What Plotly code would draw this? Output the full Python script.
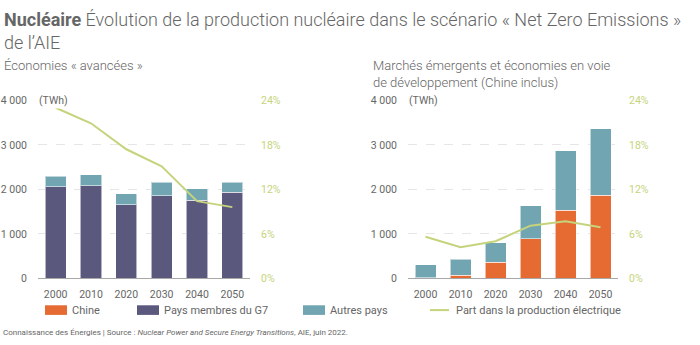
import plotly.graph_objects as go
from plotly.subplots import make_subplots

years = ["2000", "2010", "2020", "2030", "2040", "2050"]

# Économies « avancées » (TWh)
adv_g7 = [2054, 2076, 1650, 1852, 1759, 1939]
adv_autres = [238, 252, 253, 303, 252, 223]
adv_part = [23.0, 20.9, 17.4, 15.1, 10.4, 9.6]

# Marchés émergents et économies en développement (TWh)
emg_chine = [15, 65, 360, 894, 1528, 1867]
emg_autres = [295, 367, 440, 735, 1333, 1492]
emg_part = [5.6, 4.2, 5.0, 7.1, 7.7, 6.9]

y_ticks = [0, 1000, 2000, 3000, 4000]
y_ticktext = ["0", "1 000", "2 000", "3 000", "4 000"]
p_ticks = [0, 6, 12, 18, 24]
p_ticktext = ["0%", "6%", "12%", "18%", "24%"]

C_CHINE = "#e56b33"
C_G7 = "#5b587e"
C_AUTRES = "#70a5b1"
C_LINE = "#c5d47c"
C_TEXT = "#666666"
FONT = "Roboto"

W, H = 700, 345
def px(x):
    return x / W
def py(y):
    return 1 - y / H

fig = make_subplots(rows=1, cols=2, specs=[[{"secondary_y": True}, {"secondary_y": True}]])

bar_line = dict(color="rgba(255,255,255,0.55)", width=1)

fig.add_trace(go.Bar(x=years, y=adv_g7, marker=dict(color=C_G7, line=bar_line), width=0.6, name="Pays membres du G7"), row=1, col=1, secondary_y=False)
fig.add_trace(go.Bar(x=years, y=adv_autres, marker=dict(color=C_AUTRES, line=bar_line), width=0.6, name="Autres pays"), row=1, col=1, secondary_y=False)
fig.add_trace(go.Scatter(x=years, y=adv_part, mode="lines", line=dict(color=C_LINE, width=2), name="Part"), row=1, col=1, secondary_y=True)

fig.add_trace(go.Bar(x=years, y=emg_chine, marker=dict(color=C_CHINE, line=bar_line), width=0.6, name="Chine"), row=1, col=2, secondary_y=False)
fig.add_trace(go.Bar(x=years, y=emg_autres, marker=dict(color=C_AUTRES, line=bar_line), width=0.6, name="Autres pays"), row=1, col=2, secondary_y=False)
fig.add_trace(go.Scatter(x=years, y=emg_part, mode="lines", line=dict(color=C_LINE, width=2), name="Part"), row=1, col=2, secondary_y=True)

ydom = [py(283), py(98)]
fig.update_layout(
    width=W, height=H, margin=dict(l=0, r=0, t=0, b=0),
    paper_bgcolor="white", plot_bgcolor="white",
    barmode="stack", showlegend=False,
    font=dict(family=FONT, size=10, color=C_TEXT),
)

xcommon = dict(type="category", range=[-0.5, 5.5], showline=True, linecolor="#a8a8a8", linewidth=1,
               ticks="", showgrid=False, tickfont=dict(size=10.5, color=C_TEXT), ticklabelstandoff=6)
fig.update_layout(
    xaxis=dict(domain=[px(38), px(250)], **xcommon),
    xaxis2=dict(domain=[px(408), px(618)], **xcommon),
)
ycommon = dict(range=[0, 4000], tickvals=y_ticks, ticktext=y_ticktext, showgrid=True,
               gridcolor="#e6e6e6", griddash="dash", gridwidth=1, zeroline=False, showline=False,
               tickfont=dict(size=10.5, color=C_TEXT), ticklabelstandoff=10, domain=ydom)
pcommon = dict(range=[0, 24], tickvals=p_ticks, ticktext=p_ticktext, showgrid=False, zeroline=False,
               showline=False, tickfont=dict(size=10.5, color=C_LINE), ticklabelstandoff=10, domain=ydom)
fig.update_yaxes(row=1, col=1, secondary_y=False, **ycommon)
fig.update_yaxes(row=1, col=2, secondary_y=False, **ycommon)
fig.update_yaxes(row=1, col=1, secondary_y=True, **pcommon)
fig.update_yaxes(row=1, col=2, secondary_y=True, **pcommon)

P = dict(xref="paper", yref="paper", showarrow=False)
ann = []
# Title
ann.append(dict(text="<b>Nucléaire</b> Évolution de la production nucléaire dans le scénario « Net Zero Emissions »<br>de l’AIE",
                x=px(2), y=py(1), xanchor="left", yanchor="top", align="left",
                font=dict(family=FONT, size=18, color="#666666", weight=300), **P))
ann.append(dict(text="Économies « avancées »", x=px(2), y=py(52), xanchor="left", yanchor="top",
                align="left", font=dict(family=FONT, size=13, color=C_TEXT, weight=300), **P))
ann.append(dict(text="Marchés émergents et économies en voie<br>de développement (Chine inclus)", x=px(371), y=py(52),
                xanchor="left", yanchor="top", align="left",
                font=dict(family=FONT, size=13, color=C_TEXT, weight=300), **P))
for xa in (37, 407):
    ann.append(dict(text="(TWh)", x=px(xa), y=py(98), xanchor="left", yanchor="middle",
                    bgcolor="white", font=dict(family=FONT, size=10.5, color=C_TEXT), **P))
# Source
ann.append(dict(text="Connaissance des Énergies | Source : <i>Nuclear Power and Secure Energy Transitions</i>, AIE, juin 2022.",
                x=px(1), y=py(339), xanchor="left", yanchor="middle",
                font=dict(family=FONT, size=8, color=C_TEXT), **P))

# Legend
shapes = []
leg_y = 316
items = [("Chine", C_CHINE, 45, "box"), ("Pays membres du G7", C_G7, 137, "box"),
         ("Autres pays", C_AUTRES, 303, "box"), ("Part dans la production électrique", C_LINE, 430, "line")]
for label, col, x0, kind in items:
    if kind == "box":
        shapes.append(dict(type="rect", xref="paper", yref="paper", x0=px(x0), x1=px(x0 + 22),
                           y0=py(leg_y + 5), y1=py(leg_y - 5), fillcolor=col, line=dict(width=0)))
        tx = x0 + 25
    else:
        shapes.append(dict(type="line", xref="paper", yref="paper", x0=px(x0), x1=px(x0 + 19),
                           y0=py(leg_y), y1=py(leg_y), line=dict(color=col, width=2)))
        tx = x0 + 24
    ann.append(dict(text=label, x=px(tx), y=py(leg_y), xanchor="left", yanchor="middle",
                    font=dict(family=FONT, size=11, color=C_TEXT), **P))

fig.update_layout(annotations=ann, shapes=shapes)
fig.write_html("out.html")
......
Work instructions:
Make an exact reproduction of the listing above, without any pictures.

Result below:
What Plotly code would draw this? Output the full Python script.
import plotly.graph_objects as go
from plotly.subplots import make_subplots

years = ["2000", "2010", "2020", "2030", "2040", "2050"]

# Économies « avancées » (TWh)
adv_g7 = [2054, 2076, 1650, 1852, 1759, 1939]
adv_autres = [238, 252, 253, 303, 252, 223]
adv_part = [23.0, 20.9, 17.4, 15.1, 10.4, 9.6]

# Marchés émergents et économies en développement (TWh)
emg_chine = [15, 65, 360, 894, 1528, 1867]
emg_autres = [295, 367, 440, 735, 1333, 1492]
emg_part = [5.6, 4.2, 5.0, 7.1, 7.7, 6.9]

y_ticks = [0, 1000, 2000, 3000, 4000]
y_ticktext = ["0", "1 000", "2 000", "3 000", "4 000"]
p_ticks = [0, 6, 12, 18, 24]
p_ticktext = ["0%", "6%", "12%", "18%", "24%"]

C_CHINE = "#e56b33"
C_G7 = "#5b587e"
C_AUTRES = "#70a5b1"
C_LINE = "#c5d47c"
C_TEXT = "#666666"
FONT = "Roboto"

W, H = 700, 345
def px(x):
    return x / W
def py(y):
    return 1 - y / H

fig = make_subplots(rows=1, cols=2, specs=[[{"secondary_y": True}, {"secondary_y": True}]])

bar_line = dict(color="rgba(255,255,255,0.55)", width=1)

fig.add_trace(go.Bar(x=years, y=adv_g7, marker=dict(color=C_G7, line=bar_line), width=0.6, name="Pays membres du G7"), row=1, col=1, secondary_y=False)
fig.add_trace(go.Bar(x=years, y=adv_autres, marker=dict(color=C_AUTRES, line=bar_line), width=0.6, name="Autres pays"), row=1, col=1, secondary_y=False)
fig.add_trace(go.Scatter(x=years, y=adv_part, mode="lines", line=dict(color=C_LINE, width=2), name="Part"), row=1, col=1, secondary_y=True)

fig.add_trace(go.Bar(x=years, y=emg_chine, marker=dict(color=C_CHINE, line=bar_line), width=0.6, name="Chine"), row=1, col=2, secondary_y=False)
fig.add_trace(go.Bar(x=years, y=emg_autres, marker=dict(color=C_AUTRES, line=bar_line), width=0.6, name="Autres pays"), row=1, col=2, secondary_y=False)
fig.add_trace(go.Scatter(x=years, y=emg_part, mode="lines", line=dict(color=C_LINE, width=2), name="Part"), row=1, col=2, secondary_y=True)

ydom = [py(283), py(98)]
fig.update_layout(
    width=W, height=H, margin=dict(l=0, r=0, t=0, b=0),
    paper_bgcolor="white", plot_bgcolor="white",
    barmode="stack", showlegend=False,
    font=dict(family=FONT, size=10, color=C_TEXT),
)

xcommon = dict(type="category", range=[-0.5, 5.5], showline=True, linecolor="#a8a8a8", linewidth=1,
               ticks="", showgrid=False, tickfont=dict(size=10.5, color=C_TEXT), ticklabelstandoff=6)
fig.update_layout(
    xaxis=dict(domain=[px(38), px(250)], **xcommon),
    xaxis2=dict(domain=[px(408), px(618)], **xcommon),
)
ycommon = dict(range=[0, 4000], tickvals=y_ticks, ticktext=y_ticktext, showgrid=True,
               gridcolor="#e6e6e6", griddash="dash", gridwidth=1, zeroline=False, showline=False,
               tickfont=dict(size=10.5, color=C_TEXT), ticklabelstandoff=10, domain=ydom)
pcommon = dict(range=[0, 24], tickvals=p_ticks, ticktext=p_ticktext, showgrid=False, zeroline=False,
               showline=False, tickfont=dict(size=10.5, color=C_LINE), ticklabelstandoff=10, domain=ydom)
fig.update_yaxes(row=1, col=1, secondary_y=False, **ycommon)
fig.update_yaxes(row=1, col=2, secondary_y=False, **ycommon)
fig.update_yaxes(row=1, col=1, secondary_y=True, **pcommon)
fig.update_yaxes(row=1, col=2, secondary_y=True, **pcommon)

P = dict(xref="paper", yref="paper", showarrow=False)
ann = []
# Title
ann.append(dict(text="<b>Nucléaire</b> Évolution de la production nucléaire dans le scénario « Net Zero Emissions »<br>de l’AIE",
                x=px(2), y=py(1), xanchor="left", yanchor="top", align="left",
                font=dict(family=FONT, size=18, color="#666666", weight=300), **P))
ann.append(dict(text="Économies « avancées »", x=px(2), y=py(52), xanchor="left", yanchor="top",
                align="left", font=dict(family=FONT, size=13, color=C_TEXT, weight=300), **P))
ann.append(dict(text="Marchés émergents et économies en voie<br>de développement (Chine inclus)", x=px(371), y=py(52),
                xanchor="left", yanchor="top", align="left",
                font=dict(family=FONT, size=13, color=C_TEXT, weight=300), **P))
for xa in (37, 407):
    ann.append(dict(text="(TWh)", x=px(xa), y=py(98), xanchor="left", yanchor="middle",
                    bgcolor="white", font=dict(family=FONT, size=10.5, color=C_TEXT), **P))
# Source
ann.append(dict(text="Connaissance des Énergies | Source : <i>Nuclear Power and Secure Energy Transitions</i>, AIE, juin 2022.",
                x=px(1), y=py(339), xanchor="left", yanchor="middle",
                font=dict(family=FONT, size=8, color=C_TEXT), **P))

# Legend
shapes = []
leg_y = 316
items = [("Chine", C_CHINE, 45, "box"), ("Pays membres du G7", C_G7, 137, "box"),
         ("Autres pays", C_AUTRES, 303, "box"), ("Part dans la production électrique", C_LINE, 430, "line")]
for label, col, x0, kind in items:
    if kind == "box":
        shapes.append(dict(type="rect", xref="paper", yref="paper", x0=px(x0), x1=px(x0 + 22),
                           y0=py(leg_y + 5), y1=py(leg_y - 5), fillcolor=col, line=dict(width=0)))
        tx = x0 + 25
    else:
        shapes.append(dict(type="line", xref="paper", yref="paper", x0=px(x0), x1=px(x0 + 19),
                           y0=py(leg_y), y1=py(leg_y), line=dict(color=col, width=2)))
        tx = x0 + 24
    ann.append(dict(text=label, x=px(tx), y=py(leg_y), xanchor="left", yanchor="middle",
                    font=dict(family=FONT, size=11, color=C_TEXT), **P))

fig.update_layout(annotations=ann, shapes=shapes)
fig.write_html("out.html")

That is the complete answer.